Fünfter Artikel. Ein verdienstvoller Akt genügte für den Engel zur Erreichung der Seligkeit.
a) Der Gegenbehauptung stehen folgende Gründe zur Seite: I. Schwerer ist es für den Menschen gut zu handeln, wie für den Engel. Der Mensch aber wird nicht gleich belohnt nach einem einzigen guten Akte. II. Gleich im Beginne seiner Erschaffung und im Augenblicke konnte der Engel einen Akt haben; da ja auch die Körper im Bereiche der Natur gleich im ersten Augenblicke ihrer Erschaffung in Bewegung zu sein anfangen. Und könnte eine körperliche Bewegung in einem Augenblicke vollzogen sein, wie das bei der Thätigkeit der Vernunft und des Willens der Fall ist, so hätten sie eine volle Bewegung im ersten Augenblicke ihres Erzeugtseins. Verdiente also der Engel in einem einzigen Willensakte seine Seligkeit, so war er im ersten Augenblicke seiner Erschaffung selig. III. Der Zustand der Seligkeit in den Engeln ist sehr weit entfernt vom Zustande ihrer Natur. Wo aber zwei Grenzpunkte sehr weit von einander entfernt sind, da giebt es viele Zwischenpunkte. Solche Zwischenpunkte nun können im vorliegenden Falle nur Verdienste sein. Also mußte der Engel durch viele Verdienste hindurch zur Seligkeit gelangen. Auf der anderen Seite ist die Beziehung der Seele und des Engels zur Seligkeit ungefähr die nämliche, so zwar, daß den Heiligen versprochen wird, sie würden den Engeln gleich sein. Die Seele aber, welche den Körper verläßt, erhält sogleich den Lohn der ewigen Seligkeit, wenn sie das Verdienst dazu hat und sonst kein Hindernis dafür besteht. Also gilt dies auch vom Engel. Derselbe hatte nun gleich im ersten Liebesakte das Verdienst für die Seligkeit. Also, da in ihm kein Hindernis besteht, wurde sie ihm sogleich zu teil.

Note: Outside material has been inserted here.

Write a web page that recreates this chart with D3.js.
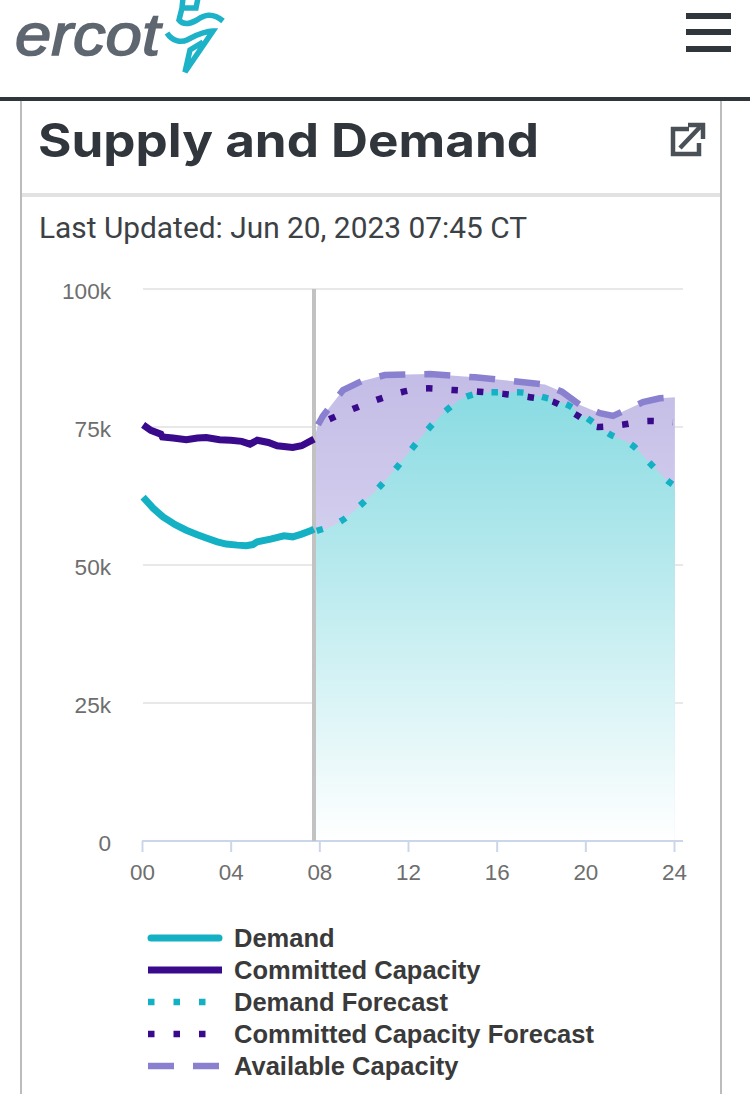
<!DOCTYPE html>
<html>
<head>
<meta charset="utf-8">
<script src="https://cdn.jsdelivr.net/npm/d3@7"></script>
<style>
html,body{margin:0;padding:0;background:#fff;overflow:hidden}
svg{display:block}
</style>
</head>
<body>
<svg id="c" width="750" height="1094"></svg>
<script>
const yTicks = [0, 25, 50, 75, 100];
const xTicks = [0, 4, 8, 12, 16, 20, 24];
const nowHour = 7.76;

const demandHours = [0.05,0.5,0.95,1.5,2,2.5,2.9,3.4,3.8,4.3,4.7,5,5.2,5.8,6.4,6.8,7.2,7.66,7.76];
const demandValues = [62.3,60.3,58.7,57.3,56.3,55.5,54.9,54.2,53.8,53.6,53.5,53.7,54.2,54.7,55.3,55.1,55.6,56.3,56.5];

const committedHours = [0.05,0.4,0.85,0.92,1.4,2,2.5,2.9,3.5,4,4.5,4.87,5.2,5.7,6.1,6.8,7.2,7.76];
const committedValues = [75.4,74.4,73.7,73.2,73.0,72.7,73.0,73.1,72.7,72.6,72.4,71.9,72.6,72.2,71.6,71.3,71.6,72.8];

const demandAreaHours = [7.76,7.88,9.0,9.9,10.7,11.5,12.2,12.95,13.75,14.7,15.8,16.95,18.1,19.2,20.15,21.1,22.15,22.95,23.8,24.04];
const demandAreaValues = [56.4,56.2,58,61,64.1,67.7,71.2,74.8,78.1,80.6,81.3,81.3,80.4,79,76.4,73.7,71.6,68.3,65,64.3];

const committedForecastHours = [8.45,9.6,10.65,11.7,12.9,14.0,15.2,16.3,17.5,18.6,19.6,20.6,21.65,22.85,23.95];
const committedForecastValues = [76.4,78.4,80,81.3,82,81.7,81.4,81,80.4,79.5,77.2,75,75.4,76.1,75.9];

const availableHours = [7.76,7.94,8.16,9.07,9.9,10.96,12.99,15.02,17,18.18,18.94,19.76,20.66,21.25,22.6,23.36,24.04];
const availableValues = [72.8,75.4,77,81.7,83.3,84.4,84.6,84,83.2,82.7,81.4,79,77.5,77.0,79.5,80.2,80.4];

const legendLabels = ["Demand","Committed Capacity","Demand Forecast","Committed Capacity Forecast","Available Capacity"];

const teal = "#14b1c4", indigo = "#3a0a8c", lavender = "#8a80d0";

const svg = d3.select("#c");
const x = d3.scaleLinear().domain([0, 24.406]).range([142, 683]);
const y = d3.scaleLinear().domain([0, 100]).range([841, 289]);

const zip = (h, v) => h.map((d, i) => [d, v[i]]);
const lineGen = d3.line().x(d => x(d[0])).y(d => y(d[1]));
const smooth = d3.line().x(d => x(d[0])).y(d => y(d[1])).curve(d3.curveMonotoneX);
const areaGen = d3.area().x(d => x(d[0])).y0(y(0)).y1(d => y(d[1])).curve(d3.curveMonotoneX);
const areaLinear = d3.area().x(d => x(d[0])).y0(y(0)).y1(d => y(d[1]));

/* page chrome */
svg.append("rect").attr("x",20).attr("y",100).attr("width",2).attr("height",994).attr("fill","#bcbcbc");
svg.append("rect").attr("x",720).attr("y",100).attr("width",2).attr("height",994).attr("fill","#bcbcbc");
svg.append("rect").attr("x",0).attr("y",97).attr("width",750).attr("height",4).attr("fill","#2f363c");
svg.append("rect").attr("x",22).attr("y",193).attr("width",698).attr("height",4).attr("fill","#e2e2e2");

svg.append("text").text("ercot").attr("x",15).attr("y",55)
  .attr("font-family","Liberation Sans").attr("font-style","italic").attr("font-size",60)
  .attr("stroke","#5e6670").attr("stroke-width",1.6)
  .attr("textLength",145).attr("lengthAdjust","spacingAndGlyphs").attr("fill","#5e6670");
svg.append("path")
  .attr("d","M198,-2 L196,8 L182,8 L179,20 C183,25 190,24 197,20 C204,15 212,12 223,21 M183,-2 L182,8")
  .attr("fill","none").attr("stroke","#1eb2c8").attr("stroke-width",5.5);
svg.append("path")
  .attr("d","M167,33 C172,41 181,43 187,40 C195,36 203,31 213,31 L185,72 L190,50 L203,42")
  .attr("fill","none").attr("stroke","#1eb2c8").attr("stroke-width",5.5).attr("stroke-linejoin","miter");
[13,29,46].forEach(t => svg.append("rect").attr("x",686).attr("y",t).attr("width",45).attr("height",6).attr("fill","#2f363c"));

svg.append("text").text("Supply and Demand").attr("x",38).attr("y",157)
  .attr("font-family","Inter").attr("font-weight",700).attr("font-size",46)
  .attr("textLength",501).attr("lengthAdjust","spacingAndGlyphs").attr("fill","#30363c");
svg.append("path")
  .attr("d","M689,129 H673 V154 H699 V143 M680,148 L700,127 M688,125 H703 V139")
  .attr("fill","none").attr("stroke","#4a5058").attr("stroke-width",4.5);

svg.append("text").text("Last Updated: Jun 20, 2023 07:45 CT").attr("x",39).attr("y",238)
  .attr("font-family","Roboto").attr("font-size",29)
  .attr("textLength",488).attr("lengthAdjust","spacingAndGlyphs").attr("fill","#3c4146");

/* gradients */
const defs = svg.append("defs");
const grad = (id, y1, y2, c1, c2) => {
  const g = defs.append("linearGradient").attr("id",id).attr("gradientUnits","userSpaceOnUse")
    .attr("x1",0).attr("x2",0).attr("y1",y1).attr("y2",y2);
  g.append("stop").attr("offset",0).attr("stop-color",c1);
  g.append("stop").attr("offset",1).attr("stop-color",c2);
};
grad("gPurple", y(85), y(55), "#c3bce6", "#d3cfee");
grad("gTeal", y(82), y(0), "#88dbe2", "#ffffff");

/* y axis and grid */
const yAxis = d3.axisLeft(y).tickValues(yTicks).tickSize(0).tickPadding(31)
  .tickFormat(d => d === 0 ? "0" : d + "k");
const gy = svg.append("g").attr("transform", `translate(${x(0)},0)`).call(yAxis);
gy.select(".domain").remove();
gy.selectAll("text").attr("font-family","Liberation Sans").attr("font-size",22.6).attr("fill","#6e6e6e").attr("dy","9px");
svg.append("g").selectAll("line").data(yTicks.filter(d => d > 0)).join("line")
  .attr("x1",x(0)+1).attr("x2",x.range()[1]).attr("y1",d => y(d)).attr("y2",d => y(d))
  .attr("stroke","#e8e8e8").attr("stroke-width",2);

/* areas */
svg.append("path").datum(zip(availableHours, availableValues)).attr("d",areaLinear).attr("fill","url(#gPurple)");
svg.append("path").datum(zip(demandAreaHours, demandAreaValues)).attr("d",areaGen).attr("fill","url(#gTeal)");

/* x axis */
const xAxis = d3.axisBottom(x).tickValues(xTicks).tickSize(11).tickPadding(12)
  .tickFormat(d => String(d).padStart(2,"0"));
const gx = svg.append("g").attr("transform",`translate(0,${y(0)})`).call(xAxis);
gx.select(".domain").attr("stroke","#ccd6eb").attr("stroke-width",2).attr("d",`M${x.range()[0]},0H${x.range()[1]}`);
gx.selectAll("line").attr("stroke","#ccd6eb").attr("stroke-width",2);
gx.selectAll("text").attr("font-family","Liberation Sans").attr("font-size",22.4).attr("fill","#6e6e6e");

/* current time line */
svg.append("line").attr("x1",x(nowHour)).attr("x2",x(nowHour)).attr("y1",y(100)).attr("y2",y(0))
  .attr("stroke","#c2c2c2").attr("stroke-width",4);

/* lines */
svg.append("path").datum(zip(availableHours, availableValues).slice(1)).attr("d",lineGen)
  .attr("fill","none").attr("stroke",lavender).attr("stroke-width",6.5).attr("stroke-dasharray","26 19").attr("stroke-dashoffset",8);
svg.append("path").datum(zip(committedForecastHours, committedForecastValues)).attr("d",smooth)
  .attr("fill","none").attr("stroke",indigo).attr("stroke-width",6.5).attr("stroke-dasharray","6.5 19");
svg.append("path").datum(zip(demandAreaHours, demandAreaValues).slice(1)).attr("d",smooth)
  .attr("fill","none").attr("stroke",teal).attr("stroke-width",6.5).attr("stroke-dasharray","6.5 19");
svg.append("path").datum(zip(committedHours, committedValues)).attr("d",lineGen)
  .attr("fill","none").attr("stroke",indigo).attr("stroke-width",7);
svg.append("path").datum(zip(demandHours, demandValues)).attr("d",lineGen)
  .attr("fill","none").attr("stroke",teal).attr("stroke-width",7);

/* legend */
const legendStyles = [
  {c:teal, w:7, dash:null, cap:"round"},
  {c:indigo, w:7, dash:null, cap:"butt"},
  {c:teal, w:6.5, dash:"6.5 19", cap:"butt"},
  {c:indigo, w:6.5, dash:"6.5 19", cap:"butt"},
  {c:lavender, w:6.5, dash:"26 19", cap:"butt"}
];
const lg = svg.append("g").selectAll("g").data(legendLabels).join("g")
  .attr("transform",(d,i) => `translate(0,${938 + i*32})`);
lg.append("line").attr("x1",(d,i)=> i===0 ? 151 : 148).attr("x2",(d,i)=> i===0 ? 219 : 222)
  .attr("stroke",(d,i)=>legendStyles[i].c).attr("stroke-width",(d,i)=>legendStyles[i].w)
  .attr("stroke-linecap",(d,i)=>legendStyles[i].cap)
  .attr("stroke-dasharray",(d,i)=>legendStyles[i].dash);
lg.append("text").text(d=>d).attr("x",234).attr("y",9)
  .attr("font-family","Liberation Sans").attr("font-weight",700).attr("font-size",25.5).attr("fill","#3a3a3a");
</script>
</body>
</html>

b) Ich antworte, daß der Engel sogleich nach dem ersten Liebesakte, mit dem er die Seligkeit verdiente, selig wurde. Der Grund davon ist, daß die Gnade nach der Eigenheit der betreffenden Natur diese vollendet; wie ja jedes Wesen gemäß seiner Seinseschaffenheit eine Vollendung in sich aufnimmt. Nun ist dies der Engelnatur eigen, daß sie die ihrer Natur gebührende und von derselben geforderte Vollendung nicht nach und nach, durch Schließen von einem auf das andere, erlangt, sondern mit ihrer Natur selber deren natürliche Vollendung hat. (Kap. 58, Art. 3 und 4.) Im selben Maße also wie kraft seiner Natur der Engel Beziehung hat zur natürlichen Vollendung, so hat er kraft des Verdienstes Beziehung zur übernatürlichen Vollendung, zur Herrlichkeit. Und somit hat der Engel gleich nach dem ersten Verdienste die Herrlichkeit erhalten. Das Verdienst aber kann auch im Menschen in einem einzigen Akte bestehen; denn durch jeden Liebesakt verdient der Mensch die Seligkeit. Also folgt, daß der Engel sogleich nach einem Akte übernatürlicher Liebe die Seligkeit erlangt hat.
c) I. Gemäß seiner Natur ist der Mensch nicht dazu gemacht, sogleich die letzte Vollendung zu erhalten wie der Engel; und danach hat der Mensch einen längeren Weg dazu nötig. II. Der Engel ist über die Zeit des Körperlichen erhaben. Also verschiedene Augenblicke werden beim Engel nur gezählt gemäß der Aufeinanderfolge in den Akten selber. Zugleich aber konnte nicht sein der verdienstvolle Akt und der Seligkeits-Akt; da für den einen eine unvollkommene Gnade, für den anderen die abschließende Gnade erforderlich ist. Also sind es zwei Augenblicke; im ersten verdiente er die Seligkeit, im anderen war er selig. III. Der Natur des Engels kommt es zu, daß er gleich seine Vollendung erhält, zu welcher er Beziehung hat; und deshalb wird nur ein verdienstvoller Akt erfordert, der in der Weise als Zwischenpunkt aufgefaßt werden kann, weil gemäß ihm der Engel zur Seligkeit hingeordnet wird.